Aim =>
Each line of the listing must be transcribed exactly, except for the images, which should be excluded.

Dataset excerpt =>
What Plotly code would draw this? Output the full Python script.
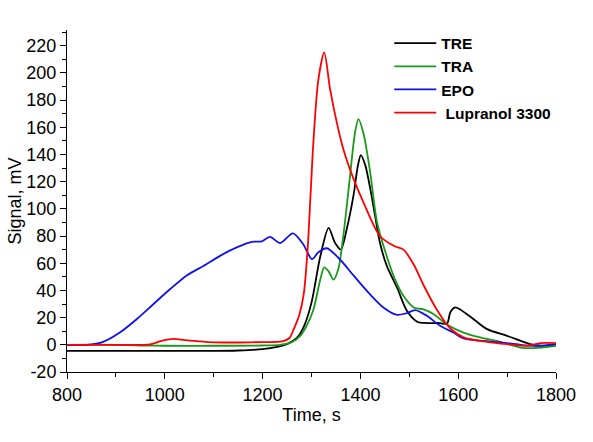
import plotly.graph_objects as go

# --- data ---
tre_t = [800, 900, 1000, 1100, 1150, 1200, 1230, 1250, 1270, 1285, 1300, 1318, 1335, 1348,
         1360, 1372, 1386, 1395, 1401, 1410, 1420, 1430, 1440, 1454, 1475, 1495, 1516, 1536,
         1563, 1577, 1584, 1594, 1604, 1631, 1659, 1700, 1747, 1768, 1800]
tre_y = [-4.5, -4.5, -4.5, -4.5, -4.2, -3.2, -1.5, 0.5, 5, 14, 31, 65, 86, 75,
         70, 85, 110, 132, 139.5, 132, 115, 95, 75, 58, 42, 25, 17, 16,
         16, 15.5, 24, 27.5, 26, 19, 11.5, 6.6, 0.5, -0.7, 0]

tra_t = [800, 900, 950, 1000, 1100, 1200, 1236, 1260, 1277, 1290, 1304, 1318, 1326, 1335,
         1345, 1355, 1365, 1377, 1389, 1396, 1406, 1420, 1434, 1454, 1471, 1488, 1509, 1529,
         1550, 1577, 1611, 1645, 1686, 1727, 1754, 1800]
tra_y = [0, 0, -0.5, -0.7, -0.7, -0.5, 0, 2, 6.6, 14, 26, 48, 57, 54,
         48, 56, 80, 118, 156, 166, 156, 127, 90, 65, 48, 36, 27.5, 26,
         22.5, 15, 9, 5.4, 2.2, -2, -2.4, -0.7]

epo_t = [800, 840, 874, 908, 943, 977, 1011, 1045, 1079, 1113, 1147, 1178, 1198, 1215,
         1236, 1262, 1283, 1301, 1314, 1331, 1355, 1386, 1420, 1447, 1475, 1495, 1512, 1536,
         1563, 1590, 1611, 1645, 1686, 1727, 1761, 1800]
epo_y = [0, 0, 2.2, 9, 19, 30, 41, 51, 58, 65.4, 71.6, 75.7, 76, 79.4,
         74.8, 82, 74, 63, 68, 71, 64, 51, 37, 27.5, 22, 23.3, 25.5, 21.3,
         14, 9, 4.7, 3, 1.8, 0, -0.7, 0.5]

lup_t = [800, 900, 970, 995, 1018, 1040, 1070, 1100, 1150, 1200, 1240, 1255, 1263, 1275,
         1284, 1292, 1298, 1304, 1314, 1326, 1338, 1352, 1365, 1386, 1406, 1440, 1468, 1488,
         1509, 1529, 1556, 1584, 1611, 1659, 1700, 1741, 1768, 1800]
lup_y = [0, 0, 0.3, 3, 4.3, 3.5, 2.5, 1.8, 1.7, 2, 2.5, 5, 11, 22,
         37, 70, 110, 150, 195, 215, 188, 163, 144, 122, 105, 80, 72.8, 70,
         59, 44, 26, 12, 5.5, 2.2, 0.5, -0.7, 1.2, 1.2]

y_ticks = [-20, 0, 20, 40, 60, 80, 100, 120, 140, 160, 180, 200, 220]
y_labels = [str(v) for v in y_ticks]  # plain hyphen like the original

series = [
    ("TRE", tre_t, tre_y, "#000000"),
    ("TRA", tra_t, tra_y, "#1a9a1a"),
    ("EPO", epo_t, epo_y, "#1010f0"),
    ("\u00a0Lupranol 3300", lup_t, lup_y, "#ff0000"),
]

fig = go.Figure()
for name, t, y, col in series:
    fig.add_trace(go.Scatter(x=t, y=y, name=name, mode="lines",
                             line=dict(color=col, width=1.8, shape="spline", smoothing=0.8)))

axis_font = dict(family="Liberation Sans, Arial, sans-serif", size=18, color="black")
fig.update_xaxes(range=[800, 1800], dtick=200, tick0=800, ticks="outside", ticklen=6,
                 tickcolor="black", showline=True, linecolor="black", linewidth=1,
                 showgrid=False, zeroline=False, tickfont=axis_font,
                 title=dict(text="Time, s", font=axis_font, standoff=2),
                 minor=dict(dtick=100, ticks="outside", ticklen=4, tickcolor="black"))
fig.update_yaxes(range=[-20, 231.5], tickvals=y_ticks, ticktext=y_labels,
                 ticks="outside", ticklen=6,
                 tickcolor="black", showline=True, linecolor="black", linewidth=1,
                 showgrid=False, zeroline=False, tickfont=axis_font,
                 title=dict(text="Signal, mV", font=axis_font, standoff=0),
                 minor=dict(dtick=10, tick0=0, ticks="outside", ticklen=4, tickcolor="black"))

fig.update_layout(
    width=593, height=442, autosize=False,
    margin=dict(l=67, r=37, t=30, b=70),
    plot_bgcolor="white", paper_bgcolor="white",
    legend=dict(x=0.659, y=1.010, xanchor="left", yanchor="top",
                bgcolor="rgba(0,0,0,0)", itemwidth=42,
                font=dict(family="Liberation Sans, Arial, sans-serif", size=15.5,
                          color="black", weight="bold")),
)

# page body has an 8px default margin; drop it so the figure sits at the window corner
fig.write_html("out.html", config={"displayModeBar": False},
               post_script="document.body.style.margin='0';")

Solution to this task =>
What Plotly code would draw this? Output the full Python script.
import plotly.graph_objects as go

# --- data ---
tre_t = [800, 900, 1000, 1100, 1150, 1200, 1230, 1250, 1270, 1285, 1300, 1318, 1335, 1348,
         1360, 1372, 1386, 1395, 1401, 1410, 1420, 1430, 1440, 1454, 1475, 1495, 1516, 1536,
         1563, 1577, 1584, 1594, 1604, 1631, 1659, 1700, 1747, 1768, 1800]
tre_y = [-4.5, -4.5, -4.5, -4.5, -4.2, -3.2, -1.5, 0.5, 5, 14, 31, 65, 86, 75,
         70, 85, 110, 132, 139.5, 132, 115, 95, 75, 58, 42, 25, 17, 16,
         16, 15.5, 24, 27.5, 26, 19, 11.5, 6.6, 0.5, -0.7, 0]

tra_t = [800, 900, 950, 1000, 1100, 1200, 1236, 1260, 1277, 1290, 1304, 1318, 1326, 1335,
         1345, 1355, 1365, 1377, 1389, 1396, 1406, 1420, 1434, 1454, 1471, 1488, 1509, 1529,
         1550, 1577, 1611, 1645, 1686, 1727, 1754, 1800]
tra_y = [0, 0, -0.5, -0.7, -0.7, -0.5, 0, 2, 6.6, 14, 26, 48, 57, 54,
         48, 56, 80, 118, 156, 166, 156, 127, 90, 65, 48, 36, 27.5, 26,
         22.5, 15, 9, 5.4, 2.2, -2, -2.4, -0.7]

epo_t = [800, 840, 874, 908, 943, 977, 1011, 1045, 1079, 1113, 1147, 1178, 1198, 1215,
         1236, 1262, 1283, 1301, 1314, 1331, 1355, 1386, 1420, 1447, 1475, 1495, 1512, 1536,
         1563, 1590, 1611, 1645, 1686, 1727, 1761, 1800]
epo_y = [0, 0, 2.2, 9, 19, 30, 41, 51, 58, 65.4, 71.6, 75.7, 76, 79.4,
         74.8, 82, 74, 63, 68, 71, 64, 51, 37, 27.5, 22, 23.3, 25.5, 21.3,
         14, 9, 4.7, 3, 1.8, 0, -0.7, 0.5]

lup_t = [800, 900, 970, 995, 1018, 1040, 1070, 1100, 1150, 1200, 1240, 1255, 1263, 1275,
         1284, 1292, 1298, 1304, 1314, 1326, 1338, 1352, 1365, 1386, 1406, 1440, 1468, 1488,
         1509, 1529, 1556, 1584, 1611, 1659, 1700, 1741, 1768, 1800]
lup_y = [0, 0, 0.3, 3, 4.3, 3.5, 2.5, 1.8, 1.7, 2, 2.5, 5, 11, 22,
         37, 70, 110, 150, 195, 215, 188, 163, 144, 122, 105, 80, 72.8, 70,
         59, 44, 26, 12, 5.5, 2.2, 0.5, -0.7, 1.2, 1.2]

y_ticks = [-20, 0, 20, 40, 60, 80, 100, 120, 140, 160, 180, 200, 220]
y_labels = [str(v) for v in y_ticks]  # plain hyphen like the original

series = [
    ("TRE", tre_t, tre_y, "#000000"),
    ("TRA", tra_t, tra_y, "#1a9a1a"),
    ("EPO", epo_t, epo_y, "#1010f0"),
    ("\u00a0Lupranol 3300", lup_t, lup_y, "#ff0000"),
]

fig = go.Figure()
for name, t, y, col in series:
    fig.add_trace(go.Scatter(x=t, y=y, name=name, mode="lines",
                             line=dict(color=col, width=1.8, shape="spline", smoothing=0.8)))

axis_font = dict(family="Liberation Sans, Arial, sans-serif", size=18, color="black")
fig.update_xaxes(range=[800, 1800], dtick=200, tick0=800, ticks="outside", ticklen=6,
                 tickcolor="black", showline=True, linecolor="black", linewidth=1,
                 showgrid=False, zeroline=False, tickfont=axis_font,
                 title=dict(text="Time, s", font=axis_font, standoff=2),
                 minor=dict(dtick=100, ticks="outside", ticklen=4, tickcolor="black"))
fig.update_yaxes(range=[-20, 231.5], tickvals=y_ticks, ticktext=y_labels,
                 ticks="outside", ticklen=6,
                 tickcolor="black", showline=True, linecolor="black", linewidth=1,
                 showgrid=False, zeroline=False, tickfont=axis_font,
                 title=dict(text="Signal, mV", font=axis_font, standoff=0),
                 minor=dict(dtick=10, tick0=0, ticks="outside", ticklen=4, tickcolor="black"))

fig.update_layout(
    width=593, height=442, autosize=False,
    margin=dict(l=67, r=37, t=30, b=70),
    plot_bgcolor="white", paper_bgcolor="white",
    legend=dict(x=0.659, y=1.010, xanchor="left", yanchor="top",
                bgcolor="rgba(0,0,0,0)", itemwidth=42,
                font=dict(family="Liberation Sans, Arial, sans-serif", size=15.5,
                          color="black", weight="bold")),
)

# page body has an 8px default margin; drop it so the figure sits at the window corner
fig.write_html("out.html", config={"displayModeBar": False},
               post_script="document.body.style.margin='0';")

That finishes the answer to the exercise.